#### WHAT TO DO
Repeat exactly the lines from the start of the entries below through the line containing "const titleLines = ['Dwelling". Omit the rest.

#### TASK DATA

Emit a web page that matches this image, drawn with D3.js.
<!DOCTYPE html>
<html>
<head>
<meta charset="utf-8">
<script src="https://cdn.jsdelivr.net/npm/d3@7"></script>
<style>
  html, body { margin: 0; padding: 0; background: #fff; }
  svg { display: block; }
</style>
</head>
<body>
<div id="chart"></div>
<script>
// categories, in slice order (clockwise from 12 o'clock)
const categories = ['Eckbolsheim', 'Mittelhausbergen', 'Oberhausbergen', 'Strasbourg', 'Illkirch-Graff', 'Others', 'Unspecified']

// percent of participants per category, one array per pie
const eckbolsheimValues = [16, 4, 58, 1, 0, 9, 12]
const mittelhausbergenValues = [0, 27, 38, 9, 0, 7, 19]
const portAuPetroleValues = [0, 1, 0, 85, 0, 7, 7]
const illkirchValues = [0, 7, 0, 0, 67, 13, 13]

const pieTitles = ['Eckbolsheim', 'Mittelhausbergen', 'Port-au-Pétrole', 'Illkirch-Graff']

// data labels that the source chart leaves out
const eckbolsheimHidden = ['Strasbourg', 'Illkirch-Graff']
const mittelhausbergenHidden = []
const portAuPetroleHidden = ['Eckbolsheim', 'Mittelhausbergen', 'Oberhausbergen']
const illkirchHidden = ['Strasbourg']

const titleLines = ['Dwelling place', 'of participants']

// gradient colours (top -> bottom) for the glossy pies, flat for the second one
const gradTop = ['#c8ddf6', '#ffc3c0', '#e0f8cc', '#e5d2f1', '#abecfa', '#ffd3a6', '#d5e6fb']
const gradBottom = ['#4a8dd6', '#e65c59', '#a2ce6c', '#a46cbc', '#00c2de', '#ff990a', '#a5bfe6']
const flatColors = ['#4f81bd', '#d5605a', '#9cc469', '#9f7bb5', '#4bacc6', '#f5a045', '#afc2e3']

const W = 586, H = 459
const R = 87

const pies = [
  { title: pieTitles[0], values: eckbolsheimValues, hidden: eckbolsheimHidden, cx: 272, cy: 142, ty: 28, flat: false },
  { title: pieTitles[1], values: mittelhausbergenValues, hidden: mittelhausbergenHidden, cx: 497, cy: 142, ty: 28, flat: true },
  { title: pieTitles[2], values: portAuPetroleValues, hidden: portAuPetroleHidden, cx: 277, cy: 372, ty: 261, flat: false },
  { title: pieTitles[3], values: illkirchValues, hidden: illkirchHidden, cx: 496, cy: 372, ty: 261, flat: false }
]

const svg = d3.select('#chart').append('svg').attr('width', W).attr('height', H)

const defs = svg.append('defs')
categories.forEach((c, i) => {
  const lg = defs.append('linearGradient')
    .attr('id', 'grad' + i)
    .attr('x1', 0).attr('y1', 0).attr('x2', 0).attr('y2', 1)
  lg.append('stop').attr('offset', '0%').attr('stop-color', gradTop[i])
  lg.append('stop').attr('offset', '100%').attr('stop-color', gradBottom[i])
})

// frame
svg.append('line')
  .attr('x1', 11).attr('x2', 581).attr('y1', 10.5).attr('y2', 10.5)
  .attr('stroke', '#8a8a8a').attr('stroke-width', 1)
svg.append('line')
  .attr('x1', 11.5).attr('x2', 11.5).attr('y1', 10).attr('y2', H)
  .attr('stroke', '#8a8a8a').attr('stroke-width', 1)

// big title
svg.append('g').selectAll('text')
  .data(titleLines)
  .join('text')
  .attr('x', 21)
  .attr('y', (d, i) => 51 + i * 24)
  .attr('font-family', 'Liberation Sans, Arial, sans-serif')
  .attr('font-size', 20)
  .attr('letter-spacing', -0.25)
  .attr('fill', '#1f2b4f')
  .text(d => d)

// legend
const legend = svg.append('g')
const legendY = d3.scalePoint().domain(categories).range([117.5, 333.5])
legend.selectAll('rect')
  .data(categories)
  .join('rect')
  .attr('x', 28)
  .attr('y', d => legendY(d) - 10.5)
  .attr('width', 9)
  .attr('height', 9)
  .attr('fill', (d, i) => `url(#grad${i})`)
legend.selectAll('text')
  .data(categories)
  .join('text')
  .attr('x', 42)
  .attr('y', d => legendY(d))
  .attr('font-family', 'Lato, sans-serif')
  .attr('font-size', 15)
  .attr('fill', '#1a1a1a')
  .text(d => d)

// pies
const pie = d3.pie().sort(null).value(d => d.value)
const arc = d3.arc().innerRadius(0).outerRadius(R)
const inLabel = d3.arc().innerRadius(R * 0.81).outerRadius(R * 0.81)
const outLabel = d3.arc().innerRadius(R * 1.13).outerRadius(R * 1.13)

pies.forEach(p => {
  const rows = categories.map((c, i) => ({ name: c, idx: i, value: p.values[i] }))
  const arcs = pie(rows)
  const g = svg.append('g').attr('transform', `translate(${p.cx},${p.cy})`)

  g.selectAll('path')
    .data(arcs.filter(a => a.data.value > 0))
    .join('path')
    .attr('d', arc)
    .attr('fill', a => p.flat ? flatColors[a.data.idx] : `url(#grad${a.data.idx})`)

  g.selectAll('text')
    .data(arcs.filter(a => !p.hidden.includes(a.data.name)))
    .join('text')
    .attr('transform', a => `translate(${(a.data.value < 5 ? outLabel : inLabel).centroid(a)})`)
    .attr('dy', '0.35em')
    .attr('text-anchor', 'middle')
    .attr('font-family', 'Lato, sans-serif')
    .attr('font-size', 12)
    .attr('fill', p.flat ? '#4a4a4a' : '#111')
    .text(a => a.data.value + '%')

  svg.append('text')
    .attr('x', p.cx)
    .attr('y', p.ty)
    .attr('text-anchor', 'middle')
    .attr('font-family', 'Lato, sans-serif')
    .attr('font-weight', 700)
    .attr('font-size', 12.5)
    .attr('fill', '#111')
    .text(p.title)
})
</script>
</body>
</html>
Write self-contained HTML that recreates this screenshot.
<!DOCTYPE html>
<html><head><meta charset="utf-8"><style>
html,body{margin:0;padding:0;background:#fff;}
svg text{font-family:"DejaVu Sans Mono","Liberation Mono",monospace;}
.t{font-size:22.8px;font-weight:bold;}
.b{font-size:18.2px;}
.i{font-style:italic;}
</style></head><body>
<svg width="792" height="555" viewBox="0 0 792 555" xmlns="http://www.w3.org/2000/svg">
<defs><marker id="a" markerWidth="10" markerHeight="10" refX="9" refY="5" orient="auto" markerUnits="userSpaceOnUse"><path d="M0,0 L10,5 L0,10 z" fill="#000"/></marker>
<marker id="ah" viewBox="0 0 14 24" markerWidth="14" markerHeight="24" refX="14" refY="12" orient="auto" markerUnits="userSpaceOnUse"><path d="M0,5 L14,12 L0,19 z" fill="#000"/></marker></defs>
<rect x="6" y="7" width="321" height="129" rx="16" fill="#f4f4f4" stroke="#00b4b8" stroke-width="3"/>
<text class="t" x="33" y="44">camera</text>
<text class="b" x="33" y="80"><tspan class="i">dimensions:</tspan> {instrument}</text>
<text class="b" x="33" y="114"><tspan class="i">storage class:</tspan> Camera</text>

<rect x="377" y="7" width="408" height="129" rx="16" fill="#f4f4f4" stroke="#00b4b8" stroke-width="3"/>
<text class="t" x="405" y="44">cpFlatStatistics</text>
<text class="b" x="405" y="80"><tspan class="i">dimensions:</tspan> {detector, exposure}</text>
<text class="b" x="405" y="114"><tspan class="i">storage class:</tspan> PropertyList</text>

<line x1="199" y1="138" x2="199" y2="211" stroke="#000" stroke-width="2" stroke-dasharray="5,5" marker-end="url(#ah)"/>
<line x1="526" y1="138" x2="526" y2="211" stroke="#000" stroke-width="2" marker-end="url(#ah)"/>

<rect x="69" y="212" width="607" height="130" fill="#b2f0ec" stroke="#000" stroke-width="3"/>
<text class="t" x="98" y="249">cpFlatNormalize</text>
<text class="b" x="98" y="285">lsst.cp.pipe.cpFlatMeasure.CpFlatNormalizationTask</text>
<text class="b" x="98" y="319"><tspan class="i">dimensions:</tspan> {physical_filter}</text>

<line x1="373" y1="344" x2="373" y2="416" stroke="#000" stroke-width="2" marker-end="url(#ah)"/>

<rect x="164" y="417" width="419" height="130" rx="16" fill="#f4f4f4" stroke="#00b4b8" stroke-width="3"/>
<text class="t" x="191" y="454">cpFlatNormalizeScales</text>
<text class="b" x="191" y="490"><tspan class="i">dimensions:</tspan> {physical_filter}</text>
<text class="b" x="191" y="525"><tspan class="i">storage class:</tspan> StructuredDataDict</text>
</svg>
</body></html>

#### EXERCISE ANSWER
Emit a web page that matches this image, drawn with D3.js.
<!DOCTYPE html>
<html>
<head>
<meta charset="utf-8">
<script src="https://cdn.jsdelivr.net/npm/d3@7"></script>
<style>
  html, body { margin: 0; padding: 0; background: #fff; }
  svg { display: block; }
</style>
</head>
<body>
<div id="chart"></div>
<script>
// categories, in slice order (clockwise from 12 o'clock)
const categories = ['Eckbolsheim', 'Mittelhausbergen', 'Oberhausbergen', 'Strasbourg', 'Illkirch-Graff', 'Others', 'Unspecified']

// percent of participants per category, one array per pie
const eckbolsheimValues = [16, 4, 58, 1, 0, 9, 12]
const mittelhausbergenValues = [0, 27, 38, 9, 0, 7, 19]
const portAuPetroleValues = [0, 1, 0, 85, 0, 7, 7]
const illkirchValues = [0, 7, 0, 0, 67, 13, 13]

const pieTitles = ['Eckbolsheim', 'Mittelhausbergen', 'Port-au-Pétrole', 'Illkirch-Graff']

// data labels that the source chart leaves out
const eckbolsheimHidden = ['Strasbourg', 'Illkirch-Graff']
const mittelhausbergenHidden = []
const portAuPetroleHidden = ['Eckbolsheim', 'Mittelhausbergen', 'Oberhausbergen']
const illkirchHidden = ['Strasbourg']

const titleLines = ['Dwelling place', 'of participants']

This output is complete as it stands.